MENDÈS-FRANCE, Pierre
Uomo politico francese, nato. a Parigi l'11 gennaio 1907. Diplomato alla Scuola di scienze politiche ed avvocato, entrò prestissimo nella politica e nel 1936 fu eletto deputato radical-socialista; esperto di economia e finanza, divenne sottosegretario al Tesoro nel gabinetto Blum (1938). Nel 1940 raggiunse l'Africa settentrionale, ma qui fu arrestato come disertore e condannato dal Tribunale militare di Vichy; evaso, raggiunse l'Inghilterra, dove combatté nelle forze aeree francesi libere. Membro del Comitato francese di liberazione, in qualità di commissario alle Finanze, partecipò alla conferenza monetaria internazionale di Bretton Woods, e preparò un piano di riassestamento finanziario ed economico della Francia, da attuarsi dopo la liberazione. Liberata Parigi, fu nominato commissario dell'Economia nazionale, e come tale presentò il suo piano, audace tentativo di ricostruire e modernizzare l'economia francese, contemperando dirigismo e liberismo. Respinto il suo piano, nell'aprile 1945 si dimise. Formatosi il governo socialista-cattolico-comunista di F. Gouin, fu invitato a farne parte come ministro dell'Economia e Finanze, e presentò un nuovo piano di austerità, riduzione drastica delle spese militari, lotta contro la speculazione, incremento delle imposte; ma il suo partito, il radicale, gli impedì di entrare nel governo. Nel 1946-47 fu direttore per la Francia della Banca internazionale per la ricostruzione a Washington, e dal febbraio 1947 rappresentante permanente francese al Consiglio economico e sociale delle Nazioni Unite.
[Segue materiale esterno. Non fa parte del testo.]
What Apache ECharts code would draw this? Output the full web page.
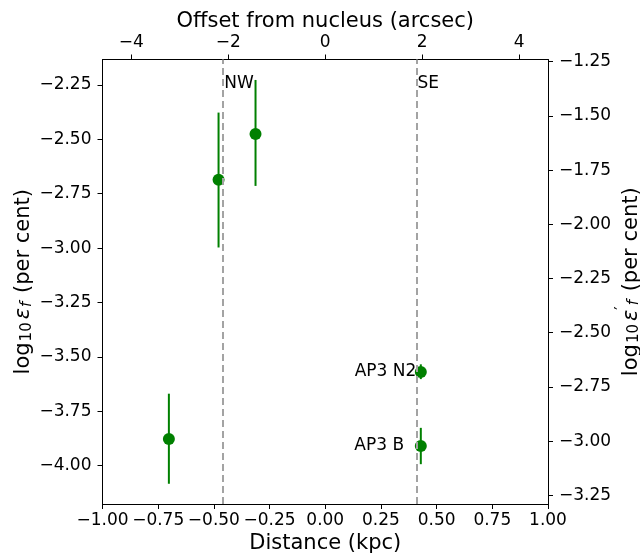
<!DOCTYPE html>
<html><head><meta charset="utf-8">
<script src="https://cdn.jsdelivr.net/npm/echarts@6/dist/echarts.min.js"></script>
<style>html,body{margin:0;background:#fff}#c{width:640px;height:554px}</style>
</head><body><div id="c"></div>
<script>
// Data
const distanceKpc = [-0.479, -0.313, -0.702, 0.429, 0.429];
const logEps      = [-2.686, -2.475, -3.877, -3.569, -3.909];
const errLower    = [-2.997, -2.714, -4.083, -3.602, -3.993];
const errUpper    = [-2.377, -2.227, -3.669, -3.534, -3.826];
const regionLineX = [-0.458, 0.410];
const regionNames = ['NW', 'SE'];
const regionLabelY = [-2.245, -2.245];
const pointNames  = ['AP3 N2', 'AP3 B'];
const pointLabelX = [0.409, 0.354];
const pointLabelY = [-3.569, -3.909];
const bottomTicks = [-1.00, -0.75, -0.50, -0.25, 0.00, 0.25, 0.50, 0.75, 1.00];
const topTicks    = [-4, -2, 0, 2, 4];
const leftTicks   = [-4.00, -3.75, -3.50, -3.25, -3.00, -2.75, -2.50, -2.25];
const rightTicks  = [-3.25, -3.00, -2.75, -2.50, -2.25, -2.00, -1.75, -1.50, -1.25];

const F = 'DejaVu Sans';
const minus = s => s.replace('-', '\u2212');
const fmt2 = v => minus(Number(v).toFixed(2));
const fmt0 = v => minus(String(Math.round(v)));
const tickFont = {fontFamily: F, fontSize: 17, color: '#000'};
const axisLine = {show: true, onZero: false, lineStyle: {color: '#000', width: 1}};
const tick = vals => ({show: true, inside: false, length: 5, lineStyle: {color: '#000', width: 1}, customValues: vals});
const nameRich = {
  n: {fontFamily: F, fontSize: 21, color: '#000', verticalAlign: 'bottom', lineHeight: 27},
  e: {fontFamily: F, fontSize: 21, color: '#000', fontStyle: 'italic', verticalAlign: 'bottom', lineHeight: 27, padding: [0, 0, 0, 2]},
  s: {fontFamily: F, fontSize: 15, color: '#000', verticalAlign: 'bottom', lineHeight: 12, padding: [0, 1, 0, 1]},
  si: {fontFamily: F, fontSize: 15, color: '#000', fontStyle: 'italic', verticalAlign: 'bottom', lineHeight: 12, padding: [0, 2, 0, 1]},
  p: {fontFamily: F, fontSize: 15, color: '#000', verticalAlign: 'top', lineHeight: 14}
};

const chart = echarts.init(document.getElementById('c'), null, {renderer: 'canvas'});
chart.setOption({
  animation: false,
  backgroundColor: '#fff',
  grid: {left: 102.5, right: 92, top: 59.5, bottom: 50, containLabel: false, outerBoundsMode: 'none'},
  xAxis: [
    {type: 'value', position: 'bottom', min: -1, max: 1,
     name: 'Distance (kpc)', nameLocation: 'middle', nameGap: 29, nameMoveOverlap: false,
     nameTextStyle: {fontFamily: F, fontSize: 21, color: '#000'},
     axisLine, axisTick: tick(bottomTicks), splitLine: {show: false},
     axisLabel: Object.assign({customValues: bottomTicks, formatter: fmt2, margin: 8}, tickFont)},
    {type: 'value', position: 'top', min: -4.595, max: 4.595,
     name: 'Offset from nucleus (arcsec)', nameLocation: 'middle', nameGap: 27, nameMoveOverlap: false,
     nameTextStyle: {fontFamily: F, fontSize: 21, color: '#000'},
     axisLine, axisTick: tick(topTicks), splitLine: {show: false},
     axisLabel: Object.assign({customValues: topTicks, formatter: fmt0, margin: 8}, tickFont)}
  ],
  yAxis: [
    {type: 'value', position: 'left', min: -4.176, max: -2.133,
     name: '{n|log}{s|10}{e|ε}{si|f}{n| (per cent)}', nameLocation: 'middle', nameGap: 68, nameRotate: 90, nameMoveOverlap: false,
     nameTextStyle: {fontFamily: F, fontSize: 21, color: '#000', rich: nameRich},
     axisLine, axisTick: tick(leftTicks), splitLine: {show: false},
     axisLabel: Object.assign({customValues: leftTicks, formatter: fmt2, margin: 11}, tickFont)},
    {type: 'value', position: 'right', min: -3.290, max: -1.240,
     name: '{n|log}{s|10}{e|ε}{p|′}{si|f}{n| (per cent)}', nameLocation: 'middle', nameGap: 67, nameRotate: 90, nameMoveOverlap: false,
     nameTextStyle: {fontFamily: F, fontSize: 21, color: '#000', rich: nameRich},
     axisLine, axisTick: tick(rightTicks), splitLine: {show: false},
     axisLabel: Object.assign({customValues: rightTicks, formatter: fmt2, margin: 11}, tickFont)}
  ],
  series: [
    {type: 'custom', xAxisIndex: 0, yAxisIndex: 0, z: 2,
     data: distanceKpc.map((x, i) => [x, errLower[i], errUpper[i]]),
     renderItem: (params, api) => {
       const a = api.coord([api.value(0), api.value(1)]);
       const b = api.coord([api.value(0), api.value(2)]);
       return {type: 'line', shape: {x1: a[0], y1: a[1], x2: b[0], y2: b[1]},
               style: {stroke: '#008000', lineWidth: 2}};
     }},
    {type: 'scatter', xAxisIndex: 0, yAxisIndex: 0, z: 3,
     symbol: 'circle', symbolSize: 12, itemStyle: {color: '#008000', opacity: 1},
     data: distanceKpc.map((x, i) => [x, logEps[i]]),
     markLine: {silent: true, symbol: ['none', 'none'], label: {show: false},
       lineStyle: {color: '#a3a3a3', type: [7, 4], width: 2, opacity: 1},
       data: regionLineX.map(x => ({xAxis: x}))}},
    {type: 'scatter', xAxisIndex: 0, yAxisIndex: 0, z: 4, symbolSize: 0,
     data: regionNames.map((n, i) => ({value: [regionLineX[i], regionLabelY[i]], name: n})),
     label: {show: true, position: 'right', distance: 1, formatter: p => p.name,
             fontFamily: F, fontSize: 17, color: '#000', opacity: 1}},
    {type: 'scatter', xAxisIndex: 0, yAxisIndex: 0, z: 4, symbolSize: 0,
     data: pointNames.map((n, i) => ({value: [pointLabelX[i], pointLabelY[i]], name: n})),
     label: {show: true, position: 'left', distance: 0, formatter: p => p.name,
             fontFamily: F, fontSize: 17, color: '#000', opacity: 1}}
  ]
});
</script></body></html>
Tornato ai dibattiti parlamentari, come uno dei più vigorosi e preparati rappresentanti dell'opposizione, divenne aspro critico della politica economico-finanziaria, nordafricana e indocinese dei governi che si succedettero, fino a quello Laniel, contro il quale pronunziò una larga requisitoria (giugno 1954), sostenendo la necessità d'inquadrare il problema dell'Indocina in una nuova visione complessiva della realtà politico-economica della Francia. Provocò così il voto di fiducia sul quale cadde Laniel. Incaricato di formare il nuovo governo, vi riuscì rapidamente, cercando consensi in varie direzioni e tentando una mobilitazione delle forze democratiche francesi. Accolto dal favore dell'opinione pubblica, dette subito inizio alla sua opera, affrontando il problema della guerra d'Indocina, che risolse rapidamente alla Conferenza di Ginevra. Subito dopo si recò in Tunisia, aprendo il dialogo per risolvere la questione dell'indipendenza di quel paese. Nel frattempo dava corso ad un'energica attività nel settore economico e finanziario. Ma sia il programma economico, sia la politica coloniale ed estera di Mendès-France urtavano contro troppi interessi costituiti, né l'abile (e anche eccessivo) trasformismo da lui adottato per sostenersi poteva salvare alla lunga il suo governo. Il rifiuto dell'Assemblea di ratificare la CED (verso la quale peraltro Mendès-France non aveva nascosto la sua freddezza) non bastò a placare l'irritazione della destra nazionalista; e scoppiava l'insurrezione algerina. Perciò Mendès-France cadde (febbraio 1955) senza aver potuto condurre in porto la sua politica economica e dare completa prova di sé nella politica coloniale ed estera (v. francia: Storia). Divenuto vice presidente del Partito Radicale, fu ostile al nuovo premier, E. Faure, anch'egli radicale, e quando questi sciolse le Camere, lo fece espellere dal partito. Passato ad una decisa opposizione, Mendès-France continuò a proporre una politica di conciliazione con i ribelli algerini. Dopo l'avvento di de Gaulle accentuò la sua intransigenza repubblicana e antifascista; dopo aver aderito all'Union des forces démocratiques, è uscito dal Partito Radicale; è poi entrato nel Parti Socialiste Autonome e nel settembre 1960 nel nuovo Parti Socialiste Unifié. Nelle elezioni del settembre 1959 non era stato rieletto deputato.